French Assembly Opposes Reproductive Cloning

But Favors Research with "Spare" Embryos

PARIS, JAN. 18, 2002 (Zenit.org).- Deputies in the French National Assembly have tentatively backed legislation to criminalize reproductive cloning, but to allow research on "spare" human embryos.

Principal points of the legislation approved late Thursday are as follows:

--It would prohibit cloning that seeks to reproduce genetically identical human beings, animals or vegetables. Reproductive cloning would be a crime punishable by 20 years in prison.

--Research with "spare" embryos: The draft law allows research with "spare" embryos (not used by couples who choose in vitro fertilization) to create stem cells, with the provision that parents sign a written agreement.

--The draft law provides for the possibility of implantation of an embryo conceived (by in vitro fertilization) after the death of the father. These embryos may be implanted in the uterus of the widow with the provision that her husband gave a written agreement.

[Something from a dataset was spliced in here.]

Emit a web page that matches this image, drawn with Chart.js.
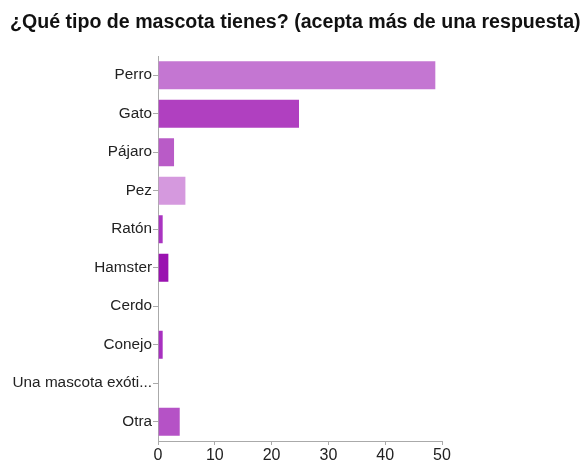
<!DOCTYPE html>
<html>
<head>
<meta charset="utf-8">
<script src="https://cdn.jsdelivr.net/npm/chart.js@4"></script>
<style>
    body { margin: 0; background: #fff; }
    #wrap { position: relative; width: 588px; height: 463px; }
    #title {
        position: absolute; left: 10px; top: 10px;
        font: bold 19.6px "Liberation Sans", Arial, sans-serif; color: #111;
        white-space: nowrap;
    }
</style>
</head>
<body>
<div id="wrap">
    <div id="title">¿Qué tipo de mascota tienes? (acepta más de una respuesta)</div>
    <canvas id="chart" width="588" height="463"></canvas>
</div>
<script>
const categories = ['Perro', 'Gato', 'Pájaro', 'Pez', 'Ratón', 'Hamster', 'Cerdo', 'Conejo', 'Una mascota exóti...', 'Otra'];
const counts = [49, 25, 3, 5, 1, 2, 0, 1, 0, 4];
const barColors = ['#c476d2', '#b040c0', '#b95bc7', '#d599de', '#aa34c1', '#9a12b0', '#b040c0', '#a830c0', '#b040c0', '#b552c6'];
const xTicks = [0, 10, 20, 30, 40, 50];

const ctx = document.getElementById('chart').getContext('2d');
new Chart(ctx, {
    type: 'bar',
    data: {
        labels: categories,
        datasets: [{
            data: counts,
            backgroundColor: barColors,
            borderColor: 'rgba(255,255,255,0.35)',
            borderWidth: 1,
            categoryPercentage: 1,
            barPercentage: 0.78
        }]
    },
    options: {
        indexAxis: 'y',
        responsive: false,
        animation: false,
        layout: { padding: { top: 56, right: 146, left: 0, bottom: 0 } },
        plugins: {
            legend: { display: false },
            tooltip: { enabled: false }
        },
        scales: {
            x: {
                min: 0,
                max: 50,
                afterBuildTicks: scale => { scale.ticks = xTicks.map(v => ({ value: v })); },
                afterFit: scale => { scale.height = 22; },
                grid: { drawOnChartArea: false, drawTicks: true, tickLength: 4, color: '#aaa' },
                border: { color: '#aaa' },
                ticks: { color: '#222', padding: 1, font: { family: 'Liberation Sans', size: 16 } }
            },
            y: {
                afterFit: scale => { scale.width = 158; },
                grid: { drawOnChartArea: false, drawTicks: true, tickLength: 5, color: '#aaa', offset: false },
                border: { color: '#aaa' },
                ticks: { color: '#222', padding: 1, font: { family: 'Liberation Sans', size: 15.3 } }
            }
        }
    }
});
</script>
</body>
</html>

They would have to be used in a space of time that varies from six to 18 months after the father's death. Filiation and the child's inheritance rights are, in this case, similar to those of a posthumous child.

--The deputies reintroduced by unanimity the prohibition to patent the living - namely, to make a part of the human body, including a gene, "an invention that can be patented."

This disposition had been deleted from the bioethics legislation because of the existence of a European directive on the matter. With this vote, the deputies wished to express that "this directive cannot be transferred in its present form to French law," according to the text of the amendment.

The draft, which revises the 1994 law on this same topic, will be solemnly voted on next Tuesday. The Senate will unlikely be able to finish action on the legislation before the present legislature ends Feb. 22.